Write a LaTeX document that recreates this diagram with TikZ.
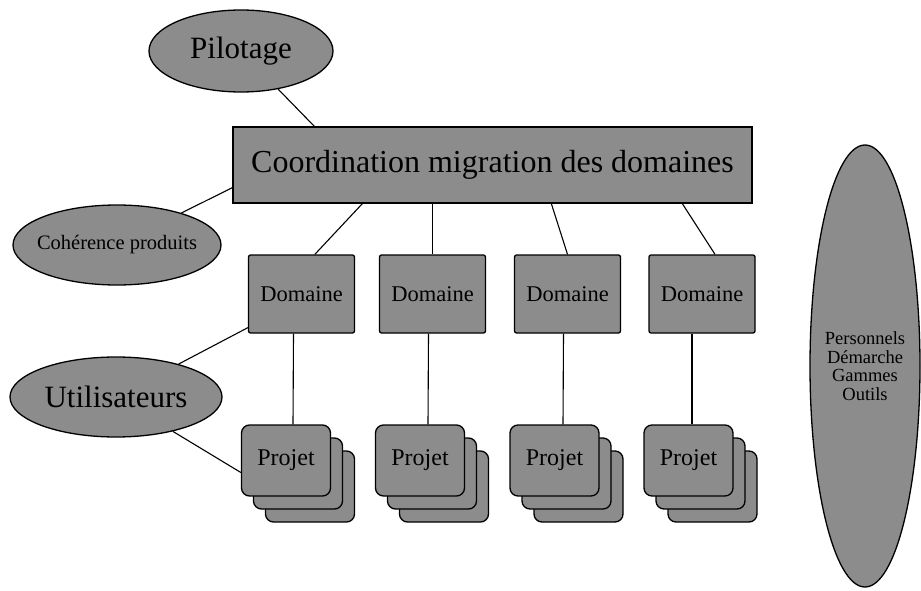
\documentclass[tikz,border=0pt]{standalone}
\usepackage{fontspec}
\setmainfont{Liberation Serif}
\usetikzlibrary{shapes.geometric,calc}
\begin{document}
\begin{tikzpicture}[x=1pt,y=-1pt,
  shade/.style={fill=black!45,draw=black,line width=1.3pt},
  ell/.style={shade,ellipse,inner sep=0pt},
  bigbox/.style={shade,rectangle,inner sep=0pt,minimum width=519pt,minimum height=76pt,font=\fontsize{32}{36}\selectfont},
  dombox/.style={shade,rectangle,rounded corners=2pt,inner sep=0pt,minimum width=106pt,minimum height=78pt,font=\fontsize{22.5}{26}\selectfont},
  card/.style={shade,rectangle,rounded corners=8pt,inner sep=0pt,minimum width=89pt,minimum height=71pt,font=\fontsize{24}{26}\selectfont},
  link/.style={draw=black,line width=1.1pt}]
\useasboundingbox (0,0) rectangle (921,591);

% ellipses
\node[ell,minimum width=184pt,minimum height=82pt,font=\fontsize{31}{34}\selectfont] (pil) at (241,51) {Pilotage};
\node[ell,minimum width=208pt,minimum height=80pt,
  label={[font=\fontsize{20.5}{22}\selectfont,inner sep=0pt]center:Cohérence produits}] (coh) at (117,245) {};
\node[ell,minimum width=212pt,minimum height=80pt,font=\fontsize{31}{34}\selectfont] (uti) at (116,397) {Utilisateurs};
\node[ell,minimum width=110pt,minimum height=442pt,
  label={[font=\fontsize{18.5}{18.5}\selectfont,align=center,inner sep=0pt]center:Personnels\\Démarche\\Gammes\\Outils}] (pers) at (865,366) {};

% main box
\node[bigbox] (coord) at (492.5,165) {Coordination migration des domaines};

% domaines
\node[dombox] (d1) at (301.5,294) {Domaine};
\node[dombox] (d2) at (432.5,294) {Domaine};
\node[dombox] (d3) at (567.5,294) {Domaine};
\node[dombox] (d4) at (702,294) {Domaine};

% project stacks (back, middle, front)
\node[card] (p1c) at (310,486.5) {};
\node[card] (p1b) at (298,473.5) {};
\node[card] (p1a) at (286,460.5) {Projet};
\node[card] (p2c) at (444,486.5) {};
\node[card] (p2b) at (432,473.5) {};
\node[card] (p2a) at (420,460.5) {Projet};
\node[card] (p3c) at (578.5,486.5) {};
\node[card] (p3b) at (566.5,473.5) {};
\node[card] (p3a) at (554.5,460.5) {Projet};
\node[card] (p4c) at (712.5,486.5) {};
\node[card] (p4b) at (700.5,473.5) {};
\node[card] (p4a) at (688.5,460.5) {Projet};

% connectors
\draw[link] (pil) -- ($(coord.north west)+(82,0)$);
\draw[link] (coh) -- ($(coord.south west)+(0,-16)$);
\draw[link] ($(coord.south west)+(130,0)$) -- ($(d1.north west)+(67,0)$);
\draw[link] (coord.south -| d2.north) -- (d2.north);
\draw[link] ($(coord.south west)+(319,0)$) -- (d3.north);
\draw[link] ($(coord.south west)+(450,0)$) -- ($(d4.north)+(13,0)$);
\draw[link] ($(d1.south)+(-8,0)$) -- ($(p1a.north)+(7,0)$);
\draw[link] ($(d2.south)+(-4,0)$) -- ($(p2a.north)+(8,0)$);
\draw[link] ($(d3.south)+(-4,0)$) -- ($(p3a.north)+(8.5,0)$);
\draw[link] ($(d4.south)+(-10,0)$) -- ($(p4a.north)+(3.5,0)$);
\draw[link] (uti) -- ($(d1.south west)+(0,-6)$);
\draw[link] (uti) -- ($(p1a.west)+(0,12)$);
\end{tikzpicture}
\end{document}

============

§ SHORT EXERCISE:
Reproduce the data verbatim. Do not carry any picture into the copy.

§ FINAL RESULT:
Write a LaTeX document that recreates this diagram with TikZ.
\documentclass[tikz,border=0pt]{standalone}
\usepackage{fontspec}
\setmainfont{Liberation Serif}
\usetikzlibrary{shapes.geometric,calc}
\begin{document}
\begin{tikzpicture}[x=1pt,y=-1pt,
  shade/.style={fill=black!45,draw=black,line width=1.3pt},
  ell/.style={shade,ellipse,inner sep=0pt},
  bigbox/.style={shade,rectangle,inner sep=0pt,minimum width=519pt,minimum height=76pt,font=\fontsize{32}{36}\selectfont},
  dombox/.style={shade,rectangle,rounded corners=2pt,inner sep=0pt,minimum width=106pt,minimum height=78pt,font=\fontsize{22.5}{26}\selectfont},
  card/.style={shade,rectangle,rounded corners=8pt,inner sep=0pt,minimum width=89pt,minimum height=71pt,font=\fontsize{24}{26}\selectfont},
  link/.style={draw=black,line width=1.1pt}]
\useasboundingbox (0,0) rectangle (921,591);

% ellipses
\node[ell,minimum width=184pt,minimum height=82pt,font=\fontsize{31}{34}\selectfont] (pil) at (241,51) {Pilotage};
\node[ell,minimum width=208pt,minimum height=80pt,
  label={[font=\fontsize{20.5}{22}\selectfont,inner sep=0pt]center:Cohérence produits}] (coh) at (117,245) {};
\node[ell,minimum width=212pt,minimum height=80pt,font=\fontsize{31}{34}\selectfont] (uti) at (116,397) {Utilisateurs};
\node[ell,minimum width=110pt,minimum height=442pt,
  label={[font=\fontsize{18.5}{18.5}\selectfont,align=center,inner sep=0pt]center:Personnels\\Démarche\\Gammes\\Outils}] (pers) at (865,366) {};

% main box
\node[bigbox] (coord) at (492.5,165) {Coordination migration des domaines};

% domaines
\node[dombox] (d1) at (301.5,294) {Domaine};
\node[dombox] (d2) at (432.5,294) {Domaine};
\node[dombox] (d3) at (567.5,294) {Domaine};
\node[dombox] (d4) at (702,294) {Domaine};

% project stacks (back, middle, front)
\node[card] (p1c) at (310,486.5) {};
\node[card] (p1b) at (298,473.5) {};
\node[card] (p1a) at (286,460.5) {Projet};
\node[card] (p2c) at (444,486.5) {};
\node[card] (p2b) at (432,473.5) {};
\node[card] (p2a) at (420,460.5) {Projet};
\node[card] (p3c) at (578.5,486.5) {};
\node[card] (p3b) at (566.5,473.5) {};
\node[card] (p3a) at (554.5,460.5) {Projet};
\node[card] (p4c) at (712.5,486.5) {};
\node[card] (p4b) at (700.5,473.5) {};
\node[card] (p4a) at (688.5,460.5) {Projet};

% connectors
\draw[link] (pil) -- ($(coord.north west)+(82,0)$);
\draw[link] (coh) -- ($(coord.south west)+(0,-16)$);
\draw[link] ($(coord.south west)+(130,0)$) -- ($(d1.north west)+(67,0)$);
\draw[link] (coord.south -| d2.north) -- (d2.north);
\draw[link] ($(coord.south west)+(319,0)$) -- (d3.north);
\draw[link] ($(coord.south west)+(450,0)$) -- ($(d4.north)+(13,0)$);
\draw[link] ($(d1.south)+(-8,0)$) -- ($(p1a.north)+(7,0)$);
\draw[link] ($(d2.south)+(-4,0)$) -- ($(p2a.north)+(8,0)$);
\draw[link] ($(d3.south)+(-4,0)$) -- ($(p3a.north)+(8.5,0)$);
\draw[link] ($(d4.south)+(-10,0)$) -- ($(p4a.north)+(3.5,0)$);
\draw[link] (uti) -- ($(d1.south west)+(0,-6)$);
\draw[link] (uti) -- ($(p1a.west)+(0,12)$);
\end{tikzpicture}
\end{document}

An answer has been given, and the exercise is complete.